La difficulté de leur tache n’était pas d’obtenir une condamnation, décidée à l’avance, mais d’y fournir un prétexte. « Nous n’avions rien », ont répété à plusieurs reprises les hommes de la loi et de la Bible, avec l’orgueil d’un maître de maison qui, surpris à l’improviste, a tout de même traité ses hôtes.

Pour classer dans l’histoire le procès de la Haute Cour, il suffit de mentionner sans qualificatifs les individus qui dressèrent ce festin empoisonné.

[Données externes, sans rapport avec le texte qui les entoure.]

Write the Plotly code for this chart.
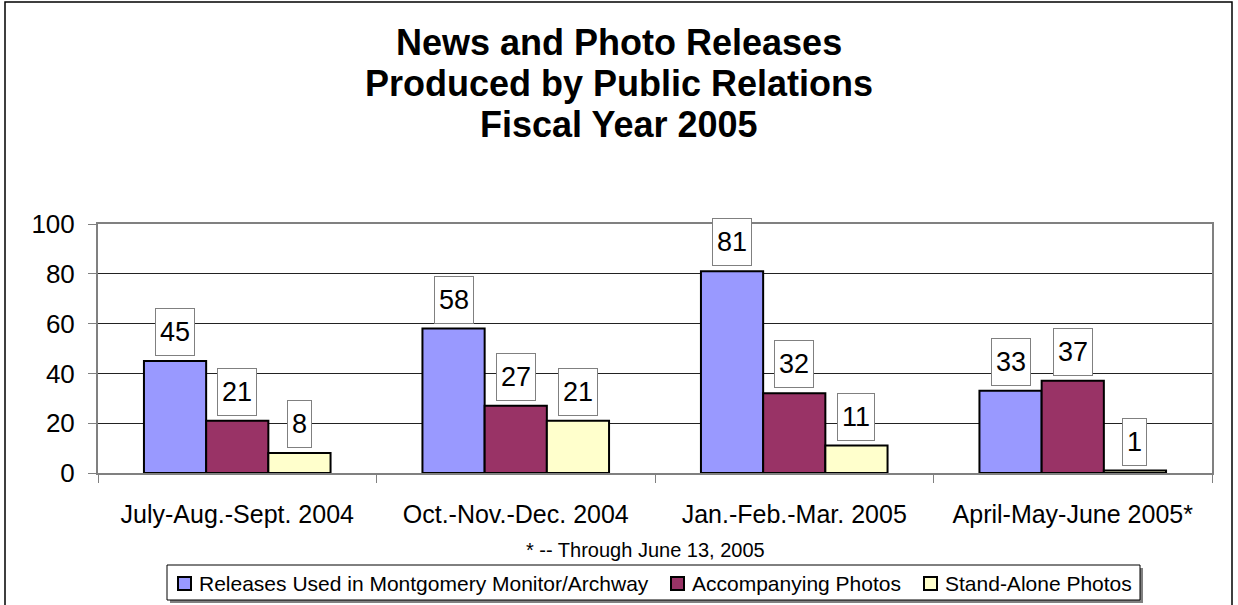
import plotly.graph_objects as go

# Quarterly counts for fiscal year 2005
quarters = [
    "July-Aug.-Sept. 2004",
    "Oct.-Nov.-Dec. 2004",
    "Jan.-Feb.-Mar. 2005",
    "April-May-June 2005*",
]
series_names = [
    "Releases Used in Montgomery Monitor/Archway",
    "Accompanying Photos",
    "Stand-Alone Photos",
]
releases_used = [45, 58, 81, 33]
accompanying_photos = [21, 27, 32, 37]
stand_alone_photos = [8, 21, 11, 1]
y_ticks = [0, 20, 40, 60, 80, 100]

series_values = [releases_used, accompanying_photos, stand_alone_photos]
series_colors = ["#9999FF", "#993366", "#FFFFCC"]

FONT = "Arial, Liberation Sans, sans-serif"
W, H = 1238, 605
L, R, T, B = 98, 26, 224, 132
PW, PH = W - L - R, H - T - B
BARGAP = 0.33


def px_x(x):
    """Page pixel column -> paper x fraction."""
    return (x - L) / PW


def px_y(y):
    """Page pixel row -> paper y fraction."""
    return (H - B - y) / PH


fig = go.Figure()
for name, vals, col in zip(series_names, series_values, series_colors):
    fig.add_trace(go.Bar(
        x=quarters, y=vals, name=name,
        marker=dict(color=col, line=dict(color="black", width=2)),
        showlegend=False,
    ))

# Boxed value labels above each bar
bar_w = (1 - BARGAP) / len(series_values)
annotations = []
for j, vals in enumerate(series_values):
    for i, v in enumerate(vals):
        annotations.append(dict(
            x=i + (j - 1) * bar_w, y=v, xref="x", yref="y",
            text=str(v), showarrow=False, yanchor="bottom", yshift=5,
            font=dict(family=FONT, size=27, color="black"),
            height=38, valign="middle",
            bgcolor="white", bordercolor="#808080", borderwidth=1, borderpad=4,
        ))

# Three-line bold title
title_lines = ["News and Photo Releases", "Produced by Public Relations", "Fiscal Year 2005"]
for k, line in enumerate(title_lines):
    annotations.append(dict(
        x=px_x(619), y=px_y(42 + 41.5 * k), xref="paper", yref="paper",
        text="<b>" + line + "</b>", showarrow=False, xanchor="center", yanchor="middle",
        font=dict(family=FONT, size=36, color="black"),
    ))

# Footnote under the category labels
annotations.append(dict(
    x=px_x(645), y=px_y(550), xref="paper", yref="paper",
    text="* -- Through June 13, 2005", showarrow=False, xanchor="center", yanchor="middle",
    font=dict(family=FONT, size=20, color="black"),
))

shapes = [
    # outer chart frame
    dict(type="rect", xref="paper", yref="paper",
         x0=px_x(5), x1=px_x(1232), y0=px_y(640), y1=px_y(2),
         line=dict(color="black", width=1.5), layer="below"),
]

# Legend box with drop shadow, swatches and entry texts
LEG_X0, LEG_X1, LEG_Y0, LEG_Y1 = 167, 1140, 565, 600
shapes.append(dict(type="rect", xref="paper", yref="paper",
                   x0=px_x(LEG_X0 + 3), x1=px_x(LEG_X1 + 3),
                   y0=px_y(LEG_Y1 + 3), y1=px_y(LEG_Y0 + 3),
                   fillcolor="#808080", line=dict(width=0), layer="above"))
shapes.append(dict(type="rect", xref="paper", yref="paper",
                   x0=px_x(LEG_X0), x1=px_x(LEG_X1), y0=px_y(LEG_Y1), y1=px_y(LEG_Y0),
                   fillcolor="white", line=dict(color="black", width=1), layer="above"))
legend_text_x = [197, 690, 943]
leg_cy = 583.5
for tx, name, col in zip(legend_text_x, series_names, series_colors):
    shapes.append(dict(type="rect", xref="paper", yref="paper",
                       x0=px_x(tx - 19), x1=px_x(tx - 6),
                       y0=px_y(leg_cy + 6.5), y1=px_y(leg_cy - 6.5),
                       fillcolor=col, line=dict(color="black", width=2), layer="above"))
    annotations.append(dict(
        x=px_x(tx), y=px_y(leg_cy), xref="paper", yref="paper",
        text=name, showarrow=False, xanchor="left", yanchor="middle",
        font=dict(family=FONT, size=21, color="black"),
    ))

fig.update_layout(
    width=W, height=H,
    margin=dict(l=L, r=R, t=T, b=B, pad=0, autoexpand=False),
    paper_bgcolor="white", plot_bgcolor="white",
    barmode="group", bargap=BARGAP, bargroupgap=0,
    font=dict(family=FONT, color="black"),
    showlegend=False,
    annotations=annotations,
    shapes=shapes,
)

fig.update_xaxes(
    type="category", showline=True, linecolor="#808080", linewidth=2, mirror=True,
    ticks="outside", tickson="boundaries", ticklen=8, tickcolor="#808080",
    tickfont=dict(family=FONT, size=25, color="black"),
    showgrid=False, ticklabelstandoff=18, automargin=False,
)
fig.update_yaxes(
    range=[0, 100], tickvals=y_ticks, showline=True, linecolor="#808080", linewidth=2,
    mirror=True, ticks="outside", ticklen=8, tickcolor="#808080",
    tickfont=dict(family=FONT, size=26, color="black"),
    showgrid=True, gridcolor="#222222", gridwidth=1, zeroline=False,
    ticklabelstandoff=8, automargin=False,
)

fig.write_html("out.html")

La paternité de l’invention a été réclamée par M. Clemenceau et par M. Reinach. On connaît ces deux messieurs, et les pénibles situations où ils se sont trouvés par la suite ; l’un, du fait de son bienfaiteur Cornélius Herz, l’autre, à cause de son oncle et beau-père, le baron Jacques. Les témoignages de l’accusation furent fournis par ledit baron Jacques de Reinach, par Buret et par Alibert : ces trois auxiliaires apparurent peu après, et d’une façon indiscutable, comme du gibier de correctionnelle. L’opinion publique était informée par les Hébrard, les Edwards, les Portalis, les Raoul Canivet, les Edmond Magnier, les Camille Dreyfus et les Mayer.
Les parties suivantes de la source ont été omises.